Les sorcières sont de retour… et elles sont sur TikTok !

La figure de la sorcière a toujours fasciné autant qu’elle a pu susciter la peur. Mais depuis un an, les réseaux sociaux attestent d’une multiplication d’adeptes de la magie, dans une version inspirée du paganisme, de l’écologie, et du féminisme.

« On commence par broyer des feuilles de laurier et de lilas, ainsi que du romarin. On ajoute du sel et du sel noir, du poivre, de la cannelle, du cumin, du paprika, et du curry. » Cet extrait d’une vidéo TikTok n’est pas une recette de cuisine, mais celle d’une « poudre de bannissement et de protection, elle servira à bloquer les mauvaises énergies, les mauvaises habitudes, et les mauvaises personnes.« 

Tutoriels pour jeter des sorts, invoquer la chance, contrer de mauvaises énergies, et même affirmer faire bouger des objets à distance… Depuis plus d’un an, les vidéos sur la sorcellerie se multiplient.
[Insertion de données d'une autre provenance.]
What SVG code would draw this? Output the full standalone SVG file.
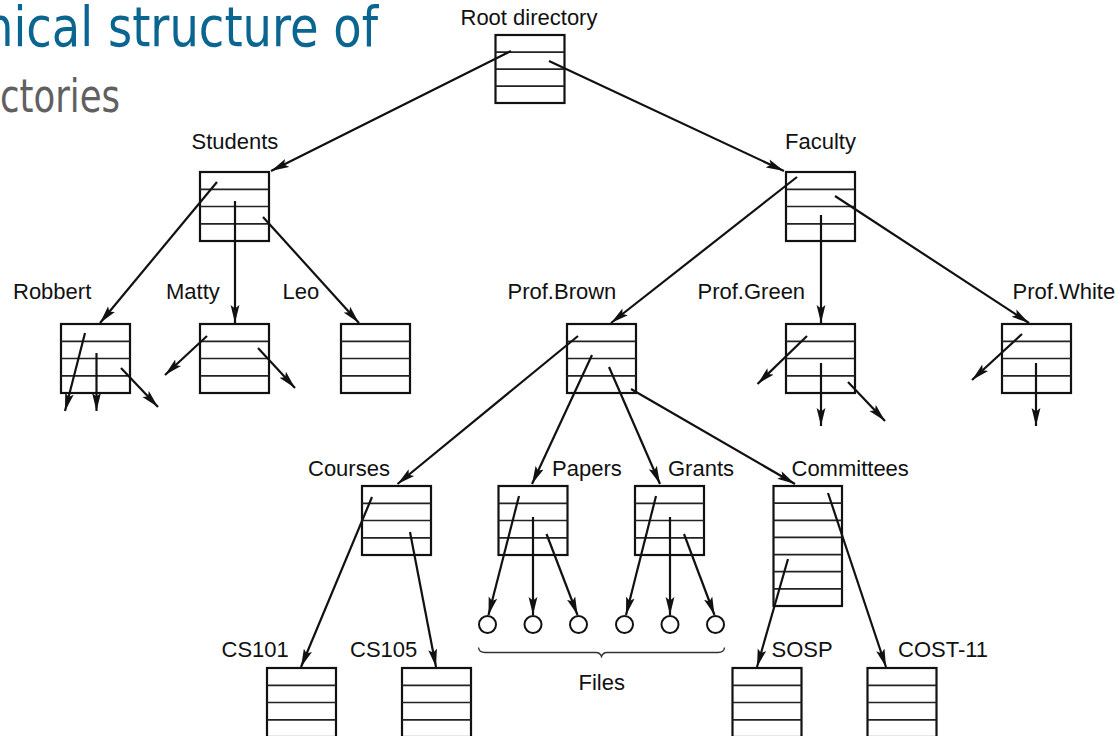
<svg xmlns="http://www.w3.org/2000/svg" width="1118" height="736" viewBox="0 0 1118 736">
<defs>
<style>
.bg{fill:#ffffff}
.title1{font-family:"DejaVu Sans Condensed","DejaVu Sans",sans-serif;font-size:55px;fill:#0a6590}
.title2{font-family:"DejaVu Sans Condensed","DejaVu Sans",sans-serif;font-size:46px;fill:#606060}
.lbl{font-family:"Liberation Sans",Arial,sans-serif;font-size:22px;fill:#111}
.box{fill:#fff;stroke:#111;stroke-width:2.2}
.row{stroke:#222;stroke-width:1.7}
.edge{stroke:#111;stroke-width:2.2;fill:none;marker-end:url(#ah)}
.file{fill:#fff;stroke:#111;stroke-width:2}
.brace{fill:none;stroke:#333;stroke-width:1.4}
</style>
<marker id="ah" markerUnits="userSpaceOnUse" viewBox="0 0 19 10" refX="18" refY="5" markerWidth="19" markerHeight="10" orient="auto">
<path d="M0,0.6 L18,5 L0,9.4 L3.5,5 Z" fill="#111"/>
</marker>
</defs>
<rect class="bg" x="0" y="0" width="1118" height="736"/>

<g id="title">
<text class="title1" x="-16" y="46" textLength="394" lengthAdjust="spacingAndGlyphs">hical structure of</text>
<text class="title2" x="0" y="112" textLength="120" lengthAdjust="spacingAndGlyphs">ctories</text>
</g>

<g id="root">
<text class="lbl" x="460.5" y="25">Root directory</text>
<rect class="box" x="495.5" y="35" width="69" height="68"/>
<path class="row" d="M495.5,52.2H564.5M495.5,69.2H564.5M495.5,86.2H564.5"/>
</g>

<g id="students">
<text class="lbl" x="191.5" y="149">Students</text>
<rect class="box" x="200" y="172" width="69" height="69"/>
<path class="row" d="M200,189.3H269M200,206.5H269M200,223.8H269"/>
</g>

<g id="robbert">
<text class="lbl" x="13" y="299">Robbert</text>
<rect class="box" x="61" y="324" width="69" height="69"/>
<path class="row" d="M61,341.3H130M61,358.5H130M61,375.8H130"/>
</g>

<g id="matty">
<text class="lbl" x="166" y="299">Matty</text>
<rect class="box" x="200" y="324" width="69" height="69"/>
<path class="row" d="M200,341.3H269M200,358.5H269M200,375.8H269"/>
</g>

<g id="leo">
<text class="lbl" x="282.5" y="299">Leo</text>
<rect class="box" x="341" y="324" width="69" height="69"/>
<path class="row" d="M341,341.3H410M341,358.5H410M341,375.8H410"/>
</g>

<g id="faculty">
<text class="lbl" x="785" y="149">Faculty</text>
<rect class="box" x="786" y="172" width="69" height="69"/>
<path class="row" d="M786,189.3H855M786,206.5H855M786,223.8H855"/>
</g>

<g id="prof-brown">
<text class="lbl" x="507.5" y="299">Prof.Brown</text>
<rect class="box" x="567" y="324" width="69" height="69"/>
<path class="row" d="M567,341.3H636M567,358.5H636M567,375.8H636"/>
</g>

<g id="prof-green">
<text class="lbl" x="697.5" y="299">Prof.Green</text>
<rect class="box" x="786" y="324" width="69" height="69"/>
<path class="row" d="M786,341.3H855M786,358.5H855M786,375.8H855"/>
</g>

<g id="prof-white">
<text class="lbl" x="1012.5" y="299">Prof.White</text>
<rect class="box" x="1002" y="324" width="69" height="69"/>
<path class="row" d="M1002,341.3H1071M1002,358.5H1071M1002,375.8H1071"/>
</g>

<g id="courses">
<text class="lbl" x="308" y="476">Courses</text>
<rect class="box" x="362" y="486" width="69" height="69"/>
<path class="row" d="M362,503.3H431M362,520.5H431M362,537.8H431"/>
</g>

<g id="papers">
<text class="lbl" x="552" y="476">Papers</text>
<rect class="box" x="498.5" y="486" width="69" height="69"/>
<path class="row" d="M498.5,503.3H567.5M498.5,520.5H567.5M498.5,537.8H567.5"/>
</g>

<g id="grants">
<text class="lbl" x="668" y="476">Grants</text>
<rect class="box" x="635" y="486" width="69" height="69"/>
<path class="row" d="M635,503.3H704M635,520.5H704M635,537.8H704"/>
</g>

<g id="committees">
<text class="lbl" x="791.5" y="476">Committees</text>
<rect class="box" x="773.5" y="486" width="68.5" height="120"/>
<path class="row" d="M773.5,503.1H842M773.5,520.3H842M773.5,537.4H842M773.5,554.6H842M773.5,571.7H842M773.5,588.9H842"/>
</g>

<g id="files">
<circle class="file" cx="487.5" cy="624.5" r="8.5"/>
<circle class="file" cx="533" cy="624.5" r="8.5"/>
<circle class="file" cx="578.5" cy="624.5" r="8.5"/>
<circle class="file" cx="624.5" cy="624.5" r="8.5"/>
<circle class="file" cx="670" cy="624.5" r="8.5"/>
<circle class="file" cx="715.5" cy="624.5" r="8.5"/>
<path class="brace" d="M478.5,647.5Q479,652.5 485,652.5H596Q600,652.5 601.5,656.5Q603,652.5 607,652.5H718Q724,652.5 724.5,647.5"/>
<text class="lbl" x="578.5" y="690">Files</text>
</g>

<g id="cs101">
<text class="lbl" x="221.5" y="657">CS101</text>
<rect class="box" x="267" y="668" width="69" height="69"/>
<path class="row" d="M267,685.3H336M267,702.5H336M267,719.8H336"/>
</g>

<g id="cs105">
<text class="lbl" x="350" y="657">CS105</text>
<rect class="box" x="402" y="668" width="69" height="69"/>
<path class="row" d="M402,685.3H471M402,702.5H471M402,719.8H471"/>
</g>

<g id="sosp">
<text class="lbl" x="771.5" y="657">SOSP</text>
<rect class="box" x="732.5" y="668" width="69" height="69"/>
<path class="row" d="M732.5,685.3H801.5M732.5,702.5H801.5M732.5,719.8H801.5"/>
</g>

<g id="cost-11">
<text class="lbl" x="898" y="657">COST-11</text>
<rect class="box" x="867.5" y="668" width="69" height="69"/>
<path class="row" d="M867.5,685.3H936.5M867.5,702.5H936.5M867.5,719.8H936.5"/>
</g>

<g id="connectors">
<line class="edge" x1="511" y1="51" x2="271" y2="171"/>
<line class="edge" x1="549" y1="61" x2="784" y2="171"/>
<line class="edge" x1="217" y1="182" x2="100" y2="323"/>
<line class="edge" x1="235" y1="201" x2="235" y2="323"/>
<line class="edge" x1="263" y1="217" x2="359" y2="323"/>
<line class="edge" x1="85" y1="333" x2="65" y2="411"/>
<line class="edge" x1="96.5" y1="353" x2="96.5" y2="411"/>
<line class="edge" x1="121" y1="368" x2="158" y2="407"/>
<line class="edge" x1="207" y1="336" x2="165" y2="375"/>
<line class="edge" x1="258" y1="348" x2="295" y2="388"/>
<line class="edge" x1="797" y1="177" x2="611" y2="323"/>
<line class="edge" x1="821" y1="215" x2="821" y2="323"/>
<line class="edge" x1="835" y1="196" x2="1029" y2="323"/>
<line class="edge" x1="807" y1="336" x2="757.5" y2="384"/>
<line class="edge" x1="821" y1="363" x2="821" y2="426"/>
<line class="edge" x1="848" y1="382" x2="885" y2="421"/>
<line class="edge" x1="1022" y1="334" x2="972" y2="380"/>
<line class="edge" x1="1036" y1="363" x2="1036" y2="426"/>
<line class="edge" x1="578" y1="336" x2="397.5" y2="484"/>
<line class="edge" x1="592" y1="355" x2="532" y2="484"/>
<line class="edge" x1="609" y1="367" x2="660" y2="484"/>
<line class="edge" x1="631" y1="389" x2="795" y2="484"/>
<line class="edge" x1="372" y1="497" x2="301" y2="667"/>
<line class="edge" x1="410" y1="532" x2="436" y2="667"/>
<line class="edge" x1="519" y1="496" x2="488.5" y2="615"/>
<line class="edge" x1="533" y1="517" x2="533" y2="615"/>
<line class="edge" x1="546.5" y1="534" x2="577.5" y2="615"/>
<line class="edge" x1="656" y1="496" x2="626" y2="615"/>
<line class="edge" x1="670" y1="517" x2="670" y2="615"/>
<line class="edge" x1="684" y1="534" x2="714.5" y2="615"/>
<line class="edge" x1="788" y1="559" x2="757" y2="667"/>
<line class="edge" x1="828" y1="493" x2="886" y2="667"/>
</g>
</svg>
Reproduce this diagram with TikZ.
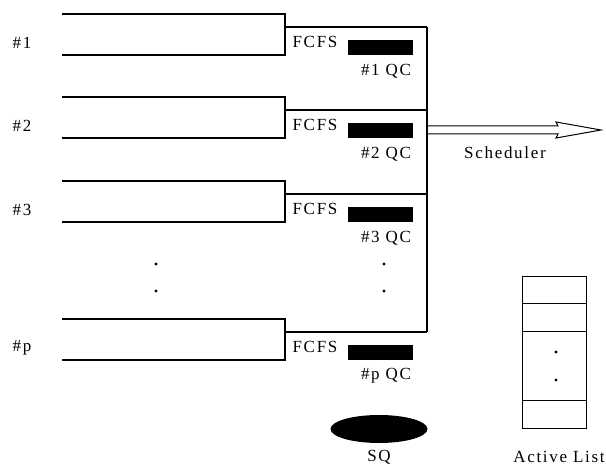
\documentclass[tikz,border=0pt]{standalone}
\usepackage{fontspec}
\setmainfont{Liberation Serif}[LetterSpace=10]
\usetikzlibrary{shapes.geometric}
\begin{document}
\begin{tikzpicture}[x=1pt,y=-1pt,line width=1.2pt,
  lbl/.style={font=\fontsize{17}{19}\selectfont,inner sep=0pt},
  qcbox/.style={fill=black,draw=none,minimum width=65pt,minimum height=15pt,inner sep=0pt},
  vdot/.style={circle,fill=black,draw=none,inner sep=0pt,minimum size=3.2pt},
  qline/.style={line width=1.2pt}]
\useasboundingbox (0,0) rectangle (606,465);
% queues
\foreach \t/\n/\l in {14/1/\#1,97/2/\#2,181/3/\#3,319/p/\#p}{
  \coordinate (qtl\n) at (62,\t);
  \coordinate (qtr\n) at (285,\t);
  \coordinate (qbr\n) at (285,\t+41);
  \coordinate (qbl\n) at (62,\t+41);
  \coordinate (qc\n) at (285,\t+13);
  \coordinate (bc\n) at (427,\t+13);
  \draw[qline] (qtl\n) -- (qtr\n) -- (qbr\n) -- (qbl\n);
  \draw[qline] (qc\n) -- (bc\n);
  \node[lbl] (lab\n) at (22,\t+29) {\l};
  \node[lbl] (fcfs\n) at (315,\t+28) {FCFS};
  \node[qcbox] (box\n) at (380,\t+34) {};
  \node[lbl] (qct\n) at (386,\t+57) {\l\ QC};
}
\draw[qline] (bc1) -- (bcp);
% dots
\node[vdot] (ld1) at (156,264) {};
\node[vdot] (ld2) at (156,291) {};
\node[vdot] (rd1) at (384,264) {};
\node[vdot] (rd2) at (384,291) {};
% scheduler arrow
\coordinate (a0) at (427,126);
\draw[line width=1pt] (a0) -- (558,126) -- (556,122) -- (601,130) -- (556,138) -- (558,134) -- (427,134);
\node[lbl] (sched) at (505,153) {Scheduler};
% SQ
\node[ellipse,fill=black,draw=none,minimum width=97pt,minimum height=28pt,inner sep=0pt] (sq) at (379,429) {};
\node[lbl] (sqt) at (379,457) {SQ};
% active list
\draw[line width=1pt] (522,277) rectangle (586,429);
\foreach \yy in {304,332,401}{\draw[line width=1pt] (522,\yy) -- (586,\yy);}
\node[vdot] (ad1) at (556,352) {};
\node[vdot] (ad2) at (556,380) {};
\node[lbl] (al) at (559,457) {Active List};
\end{tikzpicture}
\end{document}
Et il ne s’agit pas de fans d’Harry Potter ou du Magicien d’Oz, mais bien d’une véritable tendance à croire en la magie.

La sorcière, entre haine et admiration

The Salem Martyr, par Thomas Satterwhite Noble

L’occulte a toujours nourri bien des peurs mais aussi des fantasmes. De l’Antiquité au Moyen-Age, les croyances dans les esprits ou les créatures magiques émaillent l’imaginaire collectif. Mais c’est surtout au début de la Renaissance que les sociétés chrétiennes s’organisent pour condamner les personnes accusées de sorcellerie. De nombreux massacres s’ensuivent, comme ceux de Pierre de Lancre au pays basque, ou les tristement célèbres sorcières de Salem, en Amérique.

Si une telle peur est tombée est désuétude, l’image de la sorcière a été réhabilitée, d’abord par des fictions qui la rendent sympathique, mais aussi par des mouvements féministes qui y voit des martyrs du système patriarcal. L’autrice Mona Cholet a signé un ouvrage phare sur la question, intitulé, Sorcières, la puissance invaincue des femmes. Elle y fait un parallèle entre le féminin sacrée et la nature.

Couverture du livre

 Est sorcière une femme qui ose « regarder à l’intérieur d’elle-même »,

Manifeste de W. I. T. C. H. (Women’s International Terrorist Conspiracy from Hell) paru en 1968, cité par Mona Chollet

Mais de plus en plus de personnes croient fondamentalement à la sorcellerie et s’y adonnent via les réseaux sociaux. Il suffit de taper « sorcellerie » sur Youtube pour tomber sur des vidéos expliquant le B.A. BA de la magie blanche ou noire (voir verte, quand on utilise les forces de la nature). Il y a même eu un débat dessus organisé par l’animateur télé Cyril Hanouna en mars dernier. Était invitée Sarah, une des fameuses sorcières de TikTok, qui comptabilise 1,5 millions d’abonnés sur son compte.

Sarah AL est une influenceuse dont les contenus sont orientés autour de la sorcellerie et du mysticisme

Attention aux dérives

Si les plus cartésiens peuvent froncer les sourcils, ce ne sont là que des pratiques plutôt inoffensives. Il convient toutefois de mettre en garde contre des dérives possibles, comme de négliger de se soigner avec des médicaments en préférant demander un sort à quelqu’un. Mais un phénomène plus dangereux arrive aussi dans le « WitchTok », à savoir les accusations de malédictions. Certaines sorcières influenceuses déclarent être victimes de mauvais sorts qu’on leur a jetés, et s’ensuit un cercle de soupçons dans la communauté, de nombreuses personnes faisant des stories pour se défendre. Comme le cyberharcèlement est fréquent sur les réseaux, il convient d’être vigilant dans des cas d’accusation qui peuvent conduire au cyber-lynchage. Que les sorcières ne deviennent pas les nouveaux inquisiteurs.